Have you noticed an organization receiving what you might consider more than its fair share of press coverage in traditional media? Maybe you've noticed editorials, feature stories, coverage of their events, announcements or photos in newspapers, magazines, journals or on TV. Do you think that they are just lucky?

I can assure you that the coverage is not accidental. It is because that organization has dedicated some time and resources towards strategy, messaging, and expert execution.

  • Prior to any campaign, your organization will need to put time into developing key message points and relationships with the appropriate reporters or writers - much like you would in developing a prospect for fundraising. Become the subject matter expert that the writer can turn to when a story is needed.

  • Plan to pick up the phone. Emailing will not be enough. Phone follow up is critical, and may be the difference between your press release being front page news or put in the recycle bin.

  • Make sure you have a designated contact speaking clearly for your agency. If a reporter has to make repeated phone calls to multiple agency contacts, the chances of the story seeing the light of day grow slim.
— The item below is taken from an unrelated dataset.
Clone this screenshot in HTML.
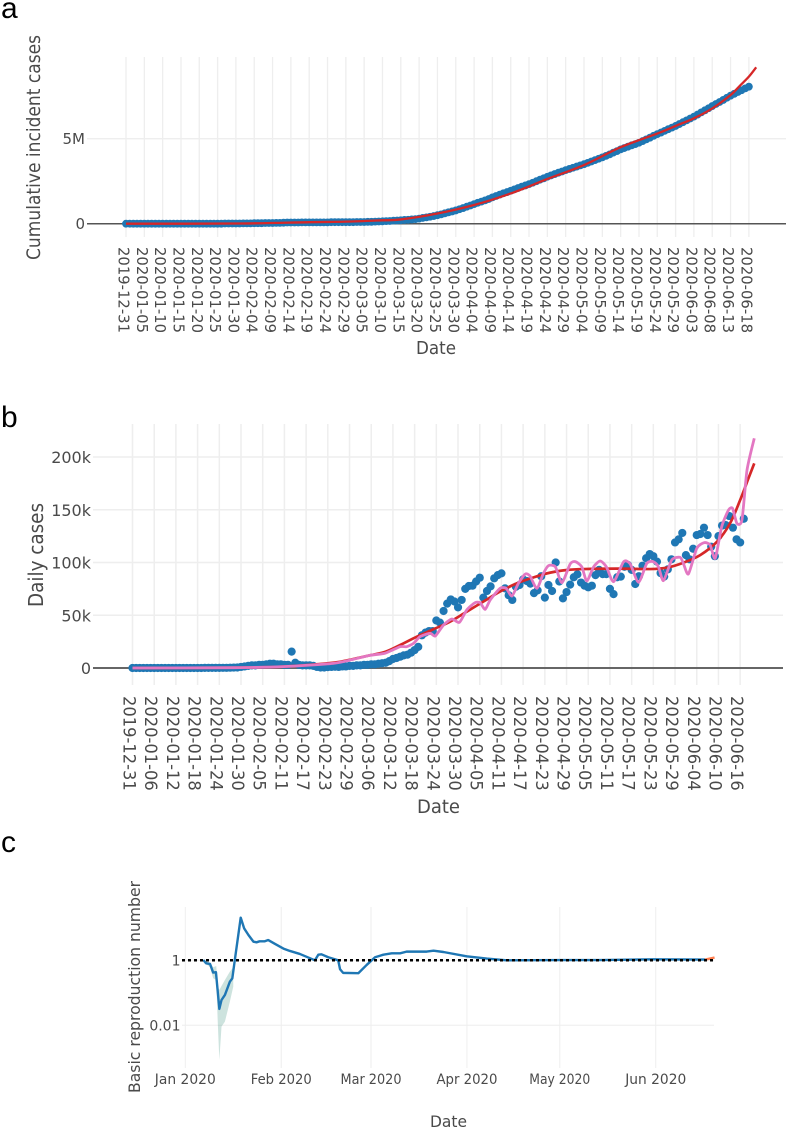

While consulting with a nonprofit dedicated to children and families, Project Partners coached the development staff on public relations strategies and walked them through a specific plan of action. Media kits were developed, contact lists made, press releases sent and phone calls placed. This all took time and persistence. But, to the delight of staff and board members, "all of a sudden," this 45-year old organization became "news." By accident? Not a chance.